Task details:
Restate the span of lines that starts with the line containing "Give me the" and ends with the line containing "1273.72, 1273.76, 1273.80, 1275.57, 1273.93, 1275.66, 1274.80]", word for word, including both, with nothing else.

========

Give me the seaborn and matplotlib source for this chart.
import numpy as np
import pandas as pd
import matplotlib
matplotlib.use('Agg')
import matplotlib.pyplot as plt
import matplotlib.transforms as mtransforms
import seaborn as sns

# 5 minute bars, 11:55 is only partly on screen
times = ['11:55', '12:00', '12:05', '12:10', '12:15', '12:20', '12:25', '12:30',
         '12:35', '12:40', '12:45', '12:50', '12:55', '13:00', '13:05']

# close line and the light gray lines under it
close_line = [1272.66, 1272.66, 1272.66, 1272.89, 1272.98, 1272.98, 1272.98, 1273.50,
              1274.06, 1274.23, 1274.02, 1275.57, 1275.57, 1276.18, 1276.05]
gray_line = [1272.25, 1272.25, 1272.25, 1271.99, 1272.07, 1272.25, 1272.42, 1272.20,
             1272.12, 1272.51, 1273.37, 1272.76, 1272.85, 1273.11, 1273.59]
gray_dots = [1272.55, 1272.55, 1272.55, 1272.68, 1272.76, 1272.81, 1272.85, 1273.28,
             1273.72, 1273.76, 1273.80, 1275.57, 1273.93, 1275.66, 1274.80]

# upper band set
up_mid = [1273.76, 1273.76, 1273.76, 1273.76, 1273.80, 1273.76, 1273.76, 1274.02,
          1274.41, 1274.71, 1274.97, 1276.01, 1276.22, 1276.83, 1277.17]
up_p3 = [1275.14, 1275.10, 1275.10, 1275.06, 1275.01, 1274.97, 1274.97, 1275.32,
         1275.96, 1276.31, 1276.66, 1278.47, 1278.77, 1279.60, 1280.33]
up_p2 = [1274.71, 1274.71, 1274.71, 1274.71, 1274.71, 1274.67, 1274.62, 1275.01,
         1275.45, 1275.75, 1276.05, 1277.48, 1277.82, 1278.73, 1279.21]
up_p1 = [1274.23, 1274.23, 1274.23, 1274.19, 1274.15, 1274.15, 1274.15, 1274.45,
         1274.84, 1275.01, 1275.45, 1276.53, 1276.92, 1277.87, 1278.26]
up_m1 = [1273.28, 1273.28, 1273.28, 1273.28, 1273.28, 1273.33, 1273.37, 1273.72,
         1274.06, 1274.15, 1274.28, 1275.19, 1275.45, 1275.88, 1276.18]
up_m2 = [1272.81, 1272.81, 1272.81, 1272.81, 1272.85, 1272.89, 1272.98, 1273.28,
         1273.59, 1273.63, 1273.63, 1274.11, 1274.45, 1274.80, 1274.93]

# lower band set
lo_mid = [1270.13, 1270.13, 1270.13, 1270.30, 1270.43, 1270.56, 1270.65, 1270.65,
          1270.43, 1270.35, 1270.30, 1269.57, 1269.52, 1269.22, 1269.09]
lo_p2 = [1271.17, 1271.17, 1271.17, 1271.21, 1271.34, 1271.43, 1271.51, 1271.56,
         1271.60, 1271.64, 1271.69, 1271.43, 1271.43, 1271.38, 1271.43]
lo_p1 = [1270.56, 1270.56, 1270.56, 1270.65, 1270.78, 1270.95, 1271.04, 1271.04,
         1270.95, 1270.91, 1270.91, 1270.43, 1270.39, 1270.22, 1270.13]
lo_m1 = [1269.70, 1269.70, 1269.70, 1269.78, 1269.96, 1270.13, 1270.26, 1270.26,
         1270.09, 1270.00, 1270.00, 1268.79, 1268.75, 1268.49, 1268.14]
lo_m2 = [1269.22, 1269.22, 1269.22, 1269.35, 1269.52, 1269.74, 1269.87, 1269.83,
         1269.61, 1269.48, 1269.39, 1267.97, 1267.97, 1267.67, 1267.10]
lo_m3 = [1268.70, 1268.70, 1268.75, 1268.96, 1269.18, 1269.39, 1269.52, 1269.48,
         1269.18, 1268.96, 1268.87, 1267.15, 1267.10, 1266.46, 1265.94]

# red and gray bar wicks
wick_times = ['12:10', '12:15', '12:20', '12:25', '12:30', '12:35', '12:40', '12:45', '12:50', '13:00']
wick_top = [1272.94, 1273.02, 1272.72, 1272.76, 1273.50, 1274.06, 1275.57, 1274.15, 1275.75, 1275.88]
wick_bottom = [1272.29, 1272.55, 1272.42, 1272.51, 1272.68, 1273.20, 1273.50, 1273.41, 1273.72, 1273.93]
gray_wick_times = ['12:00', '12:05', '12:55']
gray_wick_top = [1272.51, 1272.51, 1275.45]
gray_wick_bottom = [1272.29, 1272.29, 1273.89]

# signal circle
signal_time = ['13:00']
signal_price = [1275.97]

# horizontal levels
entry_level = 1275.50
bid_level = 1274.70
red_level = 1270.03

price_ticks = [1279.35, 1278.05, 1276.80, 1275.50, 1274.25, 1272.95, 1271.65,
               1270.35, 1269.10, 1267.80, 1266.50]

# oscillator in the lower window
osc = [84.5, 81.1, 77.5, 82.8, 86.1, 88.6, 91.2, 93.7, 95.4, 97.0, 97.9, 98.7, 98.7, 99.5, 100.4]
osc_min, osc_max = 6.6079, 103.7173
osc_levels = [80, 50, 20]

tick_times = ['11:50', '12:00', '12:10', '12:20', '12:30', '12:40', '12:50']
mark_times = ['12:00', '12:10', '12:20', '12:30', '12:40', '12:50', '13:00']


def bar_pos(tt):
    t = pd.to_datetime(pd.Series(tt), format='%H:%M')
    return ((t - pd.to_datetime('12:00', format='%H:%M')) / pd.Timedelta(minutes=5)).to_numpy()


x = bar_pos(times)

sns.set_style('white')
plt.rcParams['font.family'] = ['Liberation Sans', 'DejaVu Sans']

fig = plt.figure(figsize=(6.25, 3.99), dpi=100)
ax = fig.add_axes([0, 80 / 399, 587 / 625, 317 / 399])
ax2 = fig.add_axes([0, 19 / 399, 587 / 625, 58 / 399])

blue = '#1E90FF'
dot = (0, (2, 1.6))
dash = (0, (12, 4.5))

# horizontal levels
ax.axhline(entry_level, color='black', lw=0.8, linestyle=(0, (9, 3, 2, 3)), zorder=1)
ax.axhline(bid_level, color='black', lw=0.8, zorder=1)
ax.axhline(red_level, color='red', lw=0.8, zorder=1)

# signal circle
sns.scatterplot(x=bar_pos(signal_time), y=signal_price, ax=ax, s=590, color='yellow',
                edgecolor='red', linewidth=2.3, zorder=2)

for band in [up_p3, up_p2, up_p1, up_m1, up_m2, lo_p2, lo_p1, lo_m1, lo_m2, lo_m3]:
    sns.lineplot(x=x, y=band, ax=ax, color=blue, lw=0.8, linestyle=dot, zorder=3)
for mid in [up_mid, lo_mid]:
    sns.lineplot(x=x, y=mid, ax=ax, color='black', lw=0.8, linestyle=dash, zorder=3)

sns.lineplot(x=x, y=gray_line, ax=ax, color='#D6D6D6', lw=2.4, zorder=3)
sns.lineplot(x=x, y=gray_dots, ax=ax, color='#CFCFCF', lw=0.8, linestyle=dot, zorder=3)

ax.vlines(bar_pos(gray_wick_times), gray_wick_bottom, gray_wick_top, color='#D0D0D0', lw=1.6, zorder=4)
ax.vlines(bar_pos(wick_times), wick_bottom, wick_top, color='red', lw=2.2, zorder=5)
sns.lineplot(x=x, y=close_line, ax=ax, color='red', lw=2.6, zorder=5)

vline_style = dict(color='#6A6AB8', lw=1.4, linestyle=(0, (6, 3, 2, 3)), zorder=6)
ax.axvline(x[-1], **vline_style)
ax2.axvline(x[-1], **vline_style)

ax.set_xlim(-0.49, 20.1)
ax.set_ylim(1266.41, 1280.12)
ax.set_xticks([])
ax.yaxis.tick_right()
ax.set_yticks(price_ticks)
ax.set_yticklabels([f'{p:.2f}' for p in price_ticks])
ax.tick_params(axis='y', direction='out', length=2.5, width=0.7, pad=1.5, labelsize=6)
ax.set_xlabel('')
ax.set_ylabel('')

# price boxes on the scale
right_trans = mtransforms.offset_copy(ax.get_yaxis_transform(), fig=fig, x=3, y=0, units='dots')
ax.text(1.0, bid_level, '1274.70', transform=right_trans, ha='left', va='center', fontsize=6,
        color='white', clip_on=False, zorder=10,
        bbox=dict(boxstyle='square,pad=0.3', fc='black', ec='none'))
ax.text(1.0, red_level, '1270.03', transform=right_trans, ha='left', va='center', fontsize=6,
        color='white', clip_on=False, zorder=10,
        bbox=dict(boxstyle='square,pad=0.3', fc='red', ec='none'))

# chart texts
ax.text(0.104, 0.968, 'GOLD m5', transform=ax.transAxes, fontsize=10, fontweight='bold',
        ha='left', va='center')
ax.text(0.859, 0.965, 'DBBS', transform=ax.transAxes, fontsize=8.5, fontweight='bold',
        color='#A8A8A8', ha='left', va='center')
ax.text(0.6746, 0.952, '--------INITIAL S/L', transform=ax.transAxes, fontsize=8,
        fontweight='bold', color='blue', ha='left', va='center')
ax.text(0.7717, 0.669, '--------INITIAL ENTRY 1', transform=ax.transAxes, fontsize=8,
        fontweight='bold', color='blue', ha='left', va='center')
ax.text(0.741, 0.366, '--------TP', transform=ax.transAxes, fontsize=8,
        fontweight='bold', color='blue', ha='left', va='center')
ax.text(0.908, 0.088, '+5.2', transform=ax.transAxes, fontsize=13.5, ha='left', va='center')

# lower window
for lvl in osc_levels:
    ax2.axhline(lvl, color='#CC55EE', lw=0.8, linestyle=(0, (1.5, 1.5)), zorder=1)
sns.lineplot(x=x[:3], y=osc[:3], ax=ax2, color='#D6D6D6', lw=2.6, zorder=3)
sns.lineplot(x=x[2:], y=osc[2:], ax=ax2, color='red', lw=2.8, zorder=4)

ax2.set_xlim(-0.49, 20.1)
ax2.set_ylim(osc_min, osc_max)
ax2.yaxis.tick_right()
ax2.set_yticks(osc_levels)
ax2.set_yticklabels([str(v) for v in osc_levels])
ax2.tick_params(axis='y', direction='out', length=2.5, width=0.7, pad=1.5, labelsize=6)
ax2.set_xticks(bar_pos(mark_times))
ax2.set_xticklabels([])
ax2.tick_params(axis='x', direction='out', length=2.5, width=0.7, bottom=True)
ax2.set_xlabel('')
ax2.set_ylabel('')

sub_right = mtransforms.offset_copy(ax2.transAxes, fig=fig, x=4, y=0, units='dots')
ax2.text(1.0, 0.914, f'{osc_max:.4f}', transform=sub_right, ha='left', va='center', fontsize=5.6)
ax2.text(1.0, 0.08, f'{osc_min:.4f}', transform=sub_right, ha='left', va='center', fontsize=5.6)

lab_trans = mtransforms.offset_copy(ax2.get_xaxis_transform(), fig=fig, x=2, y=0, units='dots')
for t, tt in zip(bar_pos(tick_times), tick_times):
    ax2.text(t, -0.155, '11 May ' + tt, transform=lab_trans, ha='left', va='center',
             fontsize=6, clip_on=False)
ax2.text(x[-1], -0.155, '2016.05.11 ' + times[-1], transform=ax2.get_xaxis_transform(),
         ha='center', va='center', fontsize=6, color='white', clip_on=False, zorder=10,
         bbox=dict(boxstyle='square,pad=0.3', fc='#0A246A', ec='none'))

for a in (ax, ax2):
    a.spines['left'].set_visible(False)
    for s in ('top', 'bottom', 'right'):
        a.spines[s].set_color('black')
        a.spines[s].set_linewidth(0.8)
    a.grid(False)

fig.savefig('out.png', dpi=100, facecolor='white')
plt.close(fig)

========

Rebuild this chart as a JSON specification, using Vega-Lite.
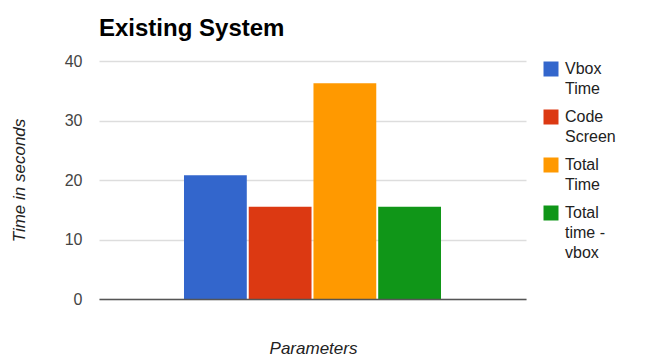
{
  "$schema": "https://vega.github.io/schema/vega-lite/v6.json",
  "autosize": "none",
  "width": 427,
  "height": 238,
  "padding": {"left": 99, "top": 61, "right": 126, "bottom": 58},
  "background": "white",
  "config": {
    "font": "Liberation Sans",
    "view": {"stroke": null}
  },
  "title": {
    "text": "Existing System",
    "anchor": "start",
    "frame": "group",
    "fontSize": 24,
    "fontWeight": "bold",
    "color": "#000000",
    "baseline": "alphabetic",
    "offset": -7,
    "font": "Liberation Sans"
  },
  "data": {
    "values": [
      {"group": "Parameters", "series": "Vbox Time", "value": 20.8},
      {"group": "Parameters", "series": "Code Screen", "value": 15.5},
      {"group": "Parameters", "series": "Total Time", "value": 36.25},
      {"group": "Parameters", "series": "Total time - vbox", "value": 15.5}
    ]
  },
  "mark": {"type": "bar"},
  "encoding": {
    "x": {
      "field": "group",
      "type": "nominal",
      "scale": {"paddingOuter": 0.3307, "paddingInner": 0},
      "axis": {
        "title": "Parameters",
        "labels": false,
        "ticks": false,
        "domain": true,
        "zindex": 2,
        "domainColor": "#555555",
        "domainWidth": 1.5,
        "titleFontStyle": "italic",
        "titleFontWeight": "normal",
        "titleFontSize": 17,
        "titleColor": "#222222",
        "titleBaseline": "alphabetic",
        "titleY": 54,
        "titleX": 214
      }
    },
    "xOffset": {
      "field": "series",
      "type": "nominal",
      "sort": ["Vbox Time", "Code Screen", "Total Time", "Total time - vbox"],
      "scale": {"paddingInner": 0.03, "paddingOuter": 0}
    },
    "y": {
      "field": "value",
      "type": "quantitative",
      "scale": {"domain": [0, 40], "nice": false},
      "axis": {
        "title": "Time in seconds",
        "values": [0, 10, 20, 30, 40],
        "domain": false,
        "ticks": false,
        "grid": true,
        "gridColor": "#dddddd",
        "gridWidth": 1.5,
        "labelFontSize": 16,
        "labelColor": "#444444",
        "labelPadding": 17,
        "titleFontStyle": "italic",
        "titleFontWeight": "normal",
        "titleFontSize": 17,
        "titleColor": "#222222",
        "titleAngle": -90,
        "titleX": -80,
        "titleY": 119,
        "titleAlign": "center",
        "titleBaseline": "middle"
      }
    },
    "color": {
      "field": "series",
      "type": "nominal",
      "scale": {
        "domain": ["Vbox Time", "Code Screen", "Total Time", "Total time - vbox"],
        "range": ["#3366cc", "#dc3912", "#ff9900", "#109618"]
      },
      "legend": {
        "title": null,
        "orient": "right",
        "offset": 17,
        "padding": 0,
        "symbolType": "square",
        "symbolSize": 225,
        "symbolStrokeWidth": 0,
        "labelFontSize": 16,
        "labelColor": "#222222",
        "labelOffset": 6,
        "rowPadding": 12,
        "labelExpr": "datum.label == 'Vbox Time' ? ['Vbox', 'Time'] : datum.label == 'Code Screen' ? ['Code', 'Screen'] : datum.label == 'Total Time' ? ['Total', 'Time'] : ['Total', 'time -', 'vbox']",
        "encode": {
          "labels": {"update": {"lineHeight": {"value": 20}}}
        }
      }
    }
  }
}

========

Solution to this task:
Give me the seaborn and matplotlib source for this chart.
import numpy as np
import pandas as pd
import matplotlib
matplotlib.use('Agg')
import matplotlib.pyplot as plt
import matplotlib.transforms as mtransforms
import seaborn as sns

# 5 minute bars, 11:55 is only partly on screen
times = ['11:55', '12:00', '12:05', '12:10', '12:15', '12:20', '12:25', '12:30',
         '12:35', '12:40', '12:45', '12:50', '12:55', '13:00', '13:05']

# close line and the light gray lines under it
close_line = [1272.66, 1272.66, 1272.66, 1272.89, 1272.98, 1272.98, 1272.98, 1273.50,
              1274.06, 1274.23, 1274.02, 1275.57, 1275.57, 1276.18, 1276.05]
gray_line = [1272.25, 1272.25, 1272.25, 1271.99, 1272.07, 1272.25, 1272.42, 1272.20,
             1272.12, 1272.51, 1273.37, 1272.76, 1272.85, 1273.11, 1273.59]
gray_dots = [1272.55, 1272.55, 1272.55, 1272.68, 1272.76, 1272.81, 1272.85, 1273.28,
             1273.72, 1273.76, 1273.80, 1275.57, 1273.93, 1275.66, 1274.80]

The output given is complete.